Turn the estimate into a supplier conversation
Arrive with the project shape, measured dimensions, intended finished depth, base volume, allowance and preferred purchasing unit. Explain the intended use so the supplier can comment on material suitability and selling increments.
A supplier-ready ordering sequence
- Confirm the project volume. Recheck dimensions and distinguish base need from extra allowance.
- Choose the product specification. Ask what the material contains, how it is screened and what applications it suits.
- Confirm the selling unit. Determine whether the quote is per cubic yard, cubic metre, bag, tonne or truckload.
- Request the complete price. Include minimum order, delivery, tax, fuel surcharge and difficult-access fees.
- Agree on delivery conditions. Confirm vehicle size, tipping location, access width, overhead clearance and surface restrictions.
- Record the order.

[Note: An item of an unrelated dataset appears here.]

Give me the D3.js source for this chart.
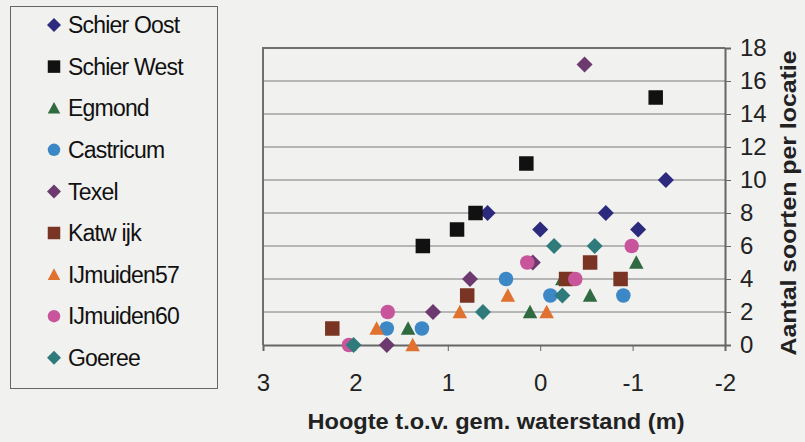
<!DOCTYPE html>
<html>
<head>
<meta charset="utf-8">
<script src="https://cdn.jsdelivr.net/npm/d3@7"></script>
<style>
  body { margin: 0; background: #f1f1f0; }
  svg text { font-family: "Liberation Sans", Arial, Helvetica, sans-serif; }
  .axis path, .axis line { stroke: #666; }
  .axis text { fill: #222; font-size: 24px; }
</style>
</head>
<body>
<div class="chart"></div>
<script>
var svgWidth = 805;
var svgHeight = 442;

// series names, in legend order
var seriesNames = ["Schier Oost", "Schier West", "Egmond", "Castricum", "Texel",
  "Katw ijk", "IJmuiden57", "IJmuiden60", "Goeree"];

// x = hoogte t.o.v. gem. waterstand (m), y = aantal soorten
var schierOostX = [0.57, 0.0, -0.71, -1.06, -1.36];
var schierOostY = [8, 7, 8, 7, 10];
var schierWestX = [1.27, 0.90, 0.70, 0.15, -1.25];
var schierWestY = [6, 7, 8, 11, 15];
var egmondX = [1.43, 0.11, -0.24, -0.54, -1.04];
var egmondY = [1, 2, 4, 3, 5];
var castricumX = [1.66, 1.28, 0.37, -0.11, -0.90];
var castricumY = [1, 1, 4, 3, 3];
var texelX = [1.66, 1.16, 0.76, 0.08, -0.48];
var texelY = [0, 2, 4, 5, 17];
var katwijkX = [2.25, 0.79, -0.28, -0.54, -0.87];
var katwijkY = [1, 3, 4, 5, 4];
var ijmuiden57X = [1.77, 1.38, 0.87, 0.35, -0.07];
var ijmuiden57Y = [1, 0, 2, 3, 2];
var ijmuiden60X = [2.07, 1.65, 0.14, -0.38, -0.99];
var ijmuiden60Y = [0, 2, 5, 4, 6];
var goereeX = [2.02, 0.62, -0.15, -0.24, -0.59];
var goereeY = [0, 2, 6, 3, 6];

var xTicks = [3, 2, 1, 0, -1, -2];
var yTicks = [0, 2, 4, 6, 8, 10, 12, 14, 16, 18];

var shapes = ["diamond", "square", "triangle", "circle", "diamond", "square", "triangle", "circle", "diamond"];
var colors = ["#2b2a7c", "#111111", "#2f6a40", "#3c88c6", "#6c3a6e", "#7a3423", "#e0712e", "#c8559c", "#2f7b7c"];

var xs = [schierOostX, schierWestX, egmondX, castricumX, texelX, katwijkX, ijmuiden57X, ijmuiden60X, goereeX];
var ys = [schierOostY, schierWestY, egmondY, castricumY, texelY, katwijkY, ijmuiden57Y, ijmuiden60Y, goereeY];

var series = seriesNames.map(function(name, i) {
  return {
    name: name, shape: shapes[i], color: colors[i],
    points: xs[i].map(function(x, j) { return { x: x, y: ys[i][j] }; })
  };
});

// marker shapes (Excel style: diamond is a square turned 45 degrees)
function markerPath(shape, s) {
  var h = s / 2;
  var p = d3.path();
  if (shape === "diamond") {
    p.moveTo(0, -h); p.lineTo(h, 0); p.lineTo(0, h); p.lineTo(-h, 0); p.closePath();
  } else if (shape === "square") {
    p.rect(-h, -h, s, s);
  } else if (shape === "triangle") {
    p.moveTo(0, -h); p.lineTo(h, h * 0.85); p.lineTo(-h, h * 0.85); p.closePath();
  } else {
    p.arc(0, 0, h, 0, 2 * Math.PI);
  }
  return p.toString();
}

var svg = d3.select(".chart")
  .append("svg")
  .attr("width", svgWidth)
  .attr("height", svgHeight);

var xScale = d3.scaleLinear().domain([3, -2]).range([263, 725]);
var yScale = d3.scaleLinear().domain([0, 18]).range([345, 48]);

// gridlines
svg.append("g")
  .selectAll("line")
  .data(yTicks.filter(function(d) { return d > 0 && d < 18; }))
  .enter().append("line")
  .attr("x1", xScale(3)).attr("x2", xScale(-2))
  .attr("y1", function(d) { return yScale(d); })
  .attr("y2", function(d) { return yScale(d); })
  .attr("stroke", "#7a7a7a")
  .attr("stroke-width", 1);

// plot border top and left
svg.append("path")
  .attr("d", "M" + xScale(3) + "," + yScale(0) + "V" + yScale(18) + "H" + xScale(-2))
  .attr("fill", "none")
  .attr("stroke", "#707070")
  .attr("stroke-width", 2);

var bottomAxis = d3.axisBottom(xScale).tickValues(xTicks).tickSize(6).tickPadding(23)
  .tickFormat(d3.format("d"));
var rightAxis = d3.axisRight(yScale).tickValues(yTicks).tickSize(6).tickPadding(9);

svg.append("g")
  .attr("class", "axis")
  .attr("transform", "translate(0," + yScale(0) + ")")
  .call(bottomAxis)
  .call(function(g) { g.select(".domain").attr("stroke-width", 2); })
  .selectAll("text").text(function(d) { return d < 0 ? "-" + Math.abs(d) : d; });

svg.append("g")
  .attr("class", "axis")
  .attr("transform", "translate(" + xScale(-2) + ",0)")
  .call(rightAxis)
  .call(function(g) { g.select(".domain").attr("stroke-width", 2); });

// markers
var groups = svg.append("g")
  .selectAll("g.series")
  .data(series)
  .enter().append("g")
  .attr("class", "series");

groups.selectAll("path")
  .data(function(d) { return d.points.map(function(p) { return { p: p, s: d }; }); })
  .enter().append("path")
  .attr("transform", function(d) { return "translate(" + xScale(d.p.x) + "," + yScale(d.p.y) + ")"; })
  .attr("d", function(d) { return markerPath(d.s.shape, d.s.shape === "diamond" ? 16 : 14.5); })
  .attr("fill", function(d) { return d.s.color; });

// axis titles
svg.append("text")
  .attr("x", 496)
  .attr("y", 429)
  .attr("text-anchor", "middle")
  .attr("font-weight", "bold")
  .attr("font-size", "22px")
  .attr("fill", "#222")
  .attr("textLength", 377)
  .attr("lengthAdjust", "spacingAndGlyphs")
  .text("Hoogte t.o.v. gem. waterstand (m)");

svg.append("text")
  .attr("transform", "translate(796,203) rotate(-90)")
  .attr("text-anchor", "middle")
  .attr("font-weight", "bold")
  .attr("font-size", "22px")
  .attr("fill", "#222")
  .attr("textLength", 305)
  .attr("lengthAdjust", "spacingAndGlyphs")
  .text("Aantal soorten per locatie");

// legend
var legend = svg.append("g");
legend.append("rect")
  .attr("x", 10.5).attr("y", 6.5)
  .attr("width", 207).attr("height", 382)
  .attr("fill", "none")
  .attr("stroke", "#666");

var items = legend.selectAll("g.item")
  .data(series)
  .enter().append("g")
  .attr("class", "item")
  .attr("transform", function(d, i) { return "translate(54," + (25 + i * 41.6) + ")"; });

items.append("path")
  .attr("d", function(d) { return markerPath(d.shape, d.shape === "diamond" ? 14 : 12.5); })
  .attr("fill", function(d) { return d.color; });

items.append("text")
  .attr("x", 14)
  .attr("dy", "0.36em")
  .attr("font-size", "23px")
  .attr("letter-spacing", "-0.8px")
  .attr("fill", "#111")
  .text(function(d) { return d.name; });
</script>
</body>
</html>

Keep the product, quantity, price, delivery date and supplier assumptions together.
When to round up and when not to
Round to the supplier’s practical selling increment, not automatically to the next whole cubic yard. A justified buffer can prevent a costly second delivery, but excessive rounding creates expense, storage and disposal problems.
Inspect on arrival
Check that the delivered product matches the order and appears suitable before it is spread widely. If the load is materially different from the agreed description, document it and contact the supplier promptly.